By October 2011, the total number of people who had joined Facebook would have qualified it as the world’s third largest country (behind China and India). The number of members joining Facebook and other social media sites continues to grow at a staggering rate. Social media is clearly becoming the new normal, as stated by Nielsen’s State of Social Media 2011 Report. Social media can be an effective form of informal learning, if you take the right approach.
For starters, you should join the Big 3 social media sites – Twitter, Facebook and LinkedIn — if you haven’t done so already. While LinkedIn is not your typical social network, it does share many social media characteristics, making it the number one method of connecting to other like-minded business professionals. The power of this network is found in the groups that are founded and run by experts in a wide variety of industries.
As you start connecting to the Big 3, make sure you separate out the benign, banal, and boring things that are so prevalent in some social media circles. Don’t waste your social time on irrelevant people or topics. Avoid the self-centered individuals who erroneously think the rest of the world cares what they are eating. Dump these folks from your Mutant Learning Lab. If you find them entertaining or interesting you can always follow their “adventures in suburbia” in your personal entertainment lab.
Choose to follow, like and join only relevant thought leaders, research sites, trade magazines and knowledge curators that can help you become competent in the topic or area that you have identified as your focus area. As we have already suggested, keep your Mutant Learning Lab manageable by keeping the number of overall sources and connections between 60 and 150 and organize them into functional groups. A simple way to accomplish this is to utilize the tools found within your respective social media platforms by creating appropriate lists, circles, or groups.
Connect to specific professional sites related to your topic of interest. If you are in Human Resources, for example, you may want to frequent the website of the Society of Human Resources Management (shrm.org).
You should also sign up for newsletters and set-up online memberships and RSS feeds to relevant trade magazines, research or business sites.
Want to know what a RSS feed is and how to set one up? Practice Mutant Learning by going online right now and asking the online community. You will find answers as a Google search in the form of tutorials, “how-to” lists and videos within seconds.
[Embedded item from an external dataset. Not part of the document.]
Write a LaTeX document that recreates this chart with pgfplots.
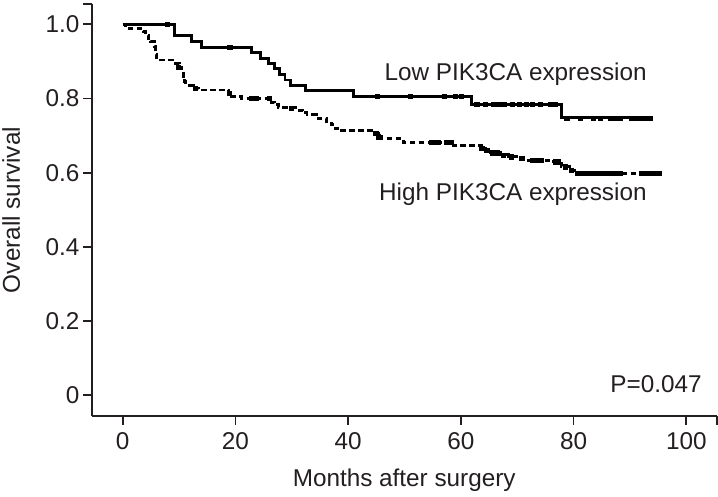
\documentclass[border=0pt]{standalone}
\usepackage{fontspec}
\setmainfont{Liberation Sans}
\usepackage{pgfplots}
\pgfplotsset{compat=1.18}
\definecolor{txt}{RGB}{35,31,32}
\newcommand{\fs}{\fontsize{24.3bp}{29bp}\selectfont}
\begin{document}
\begin{tikzpicture}
\path[use as bounding box] (-91.7bp,-81bp) rectangle (626.3bp,416bp);
\begin{axis}[
  at={(0,0)}, anchor=south west,
  scale only axis, width=625bp, height=412bp,
  xmin=-5.5, xmax=105.4, ymin=-0.056, ymax=1.055,
  axis x line*=bottom, axis y line*=left,
  axis line style={txt, line width=1.8bp, -},
  tick align=outside, major tick length=8.7bp,
  tick style={txt, line width=1.8bp},
  xtick={0,20,40,60,80,100}, ytick={0,0.2,0.4,0.6,0.8,1.0},
  xticklabels={0,20,40,60,80,100},
  yticklabels={0,0.2,0.4,0.6,0.8,1.0},
  extra x ticks={105.4}, extra x tick labels={},
  extra y ticks={1.055}, extra y tick labels={},
  ticklabel style={font=\fs, text=txt},
  xticklabel style={yshift=-4bp},
  xlabel={Months after surgery}, ylabel={Overall survival},
  every axis x label/.style={at={(axis description cs:0.5,-0.1716)}, anchor=base, font=\fs, text=txt},
  every axis y label/.style={at={(axis description cs:-0.129,0.5)}, anchor=center, rotate=90, font=\fs, text=txt},
  clip=false,
]
% Low PIK3CA expression (solid)
\addplot[const plot, black, line width=2.9bp] coordinates {
(0,1.0) (9.2,0.970) (12.2,0.955) (14.0,0.938) (22.9,0.924) (24.5,0.909)
(25.8,0.894) (27.0,0.880) (27.8,0.865) (28.8,0.850) (29.7,0.836) (32.4,0.821)
(40.9,0.806) (61.9,0.785) (77.9,0.748) (93.6,0.748)};
\addplot[only marks, mark=square*, mark size=2.1bp, black] coordinates {
(7.9,1.0) (19.0,0.938) (45.1,0.806) (51.0,0.806) (57.0,0.806) (59.0,0.806) (60.0,0.806)
(62.8,0.785) (64.3,0.785) (65.8,0.785) (66.7,0.785) (67.6,0.785) (69.1,0.785) (70.4,0.785)
(71.6,0.785) (72.6,0.785) (74.1,0.785) (75.8,0.785) (76.7,0.785)
(78.8,0.748) (81.2,0.748) (83.5,0.748) (84.7,0.748) (86.5,0.748) (87.4,0.748) (88.3,0.748)
(90.3,0.748) (91.2,0.748) (92.1,0.748) (93.0,0.748) (93.6,0.748)};
% High PIK3CA expression (dashed)
\addplot[const plot, black, line width=2.9bp, dash pattern=on 5.5bp off 3.5bp] coordinates {
(0,1.0) (0.5,0.990) (3.6,0.980) (4.0,0.970) (4.5,0.962) (5.0,0.953) (5.7,0.940) (5.9,0.920)
(6.0,0.904) (9.3,0.895) (10.0,0.885) (10.5,0.875) (10.8,0.860) (11.0,0.845) (11.1,0.836)
(12.5,0.828) (13.4,0.823) (18.7,0.815) (19.3,0.805) (21.1,0.800) (26.4,0.790) (27.0,0.783)
(27.6,0.775) (31.1,0.769) (32.0,0.762) (32.7,0.756) (34.4,0.747) (36.2,0.738) (37.0,0.729)
(37.7,0.720) (38.6,0.713) (44.8,0.706) (45.4,0.697) (46.0,0.693) (49.8,0.682) (58.7,0.673)
(63.7,0.666) (64.3,0.661) (65.2,0.654) (67.0,0.648) (68.5,0.643) (70.3,0.639) (72.0,0.634)
(76.0,0.630) (77.8,0.616) (79.3,0.607) (80.2,0.598) (95.4,0.598)};
\addplot[only marks, mark=square*, mark size=2.1bp, black] coordinates {
(9.8,0.885) (12.8,0.828) (18.9,0.815) (22.9,0.800) (23.6,0.800) (26.0,0.800) (29.9,0.775)
(44.9,0.706) (45.3,0.697) (54.8,0.682) (55.4,0.682) (56.0,0.682) (57.5,0.682) (58.3,0.682)
(63.7,0.666) (64.6,0.661) (65.6,0.654) (66.4,0.654) (67.5,0.648) (69.0,0.643) (70.8,0.639)
(72.6,0.634) (73.4,0.634) (74.2,0.634) (76.8,0.630) (77.3,0.630) (78.5,0.616) (79.6,0.607)
(80.6,0.598) (81.2,0.598) (81.8,0.598) (82.4,0.598) (83.0,0.598) (83.6,0.598) (84.2,0.598)
(84.8,0.598) (85.4,0.598) (86.0,0.598) (86.6,0.598) (87.4,0.598) (88.2,0.598) (92.0,0.598)
(92.8,0.598) (93.6,0.598) (94.4,0.598) (95.2,0.598)};
\node[anchor=base east, inner sep=0pt, font=\fs, text=txt] at (axis cs:93.0,0.850) {Low PIK3CA expression};
\node[anchor=base east, inner sep=0pt, font=\fs, text=txt] at (axis cs:93.0,0.526) {High PIK3CA expression};
\node[anchor=base east, inner sep=0pt, font=\fs, text=txt] at (axis cs:102.75,0.007) {P=0.047};
\end{axis}
\end{tikzpicture}
\end{document}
Collaboration is essential to Mutant Learning. You need to be connected to the right collaboration sites and networks in order to fully benefit from today’s wealth of information and knowledge. Collaboration could mean joining and contributing to a few relevant wikis, networking sites like LinkedIn or internal communities like Yammer or Chatter. The result of collaborating within the right groups and on the right websites can be extremely beneficial. There are even a few sites specifically dedicated to answering your questions using the combined wisdom of the community. Besides LinkedIn, other online answer sites include Quora, Yahoo! Answers and Answers.com.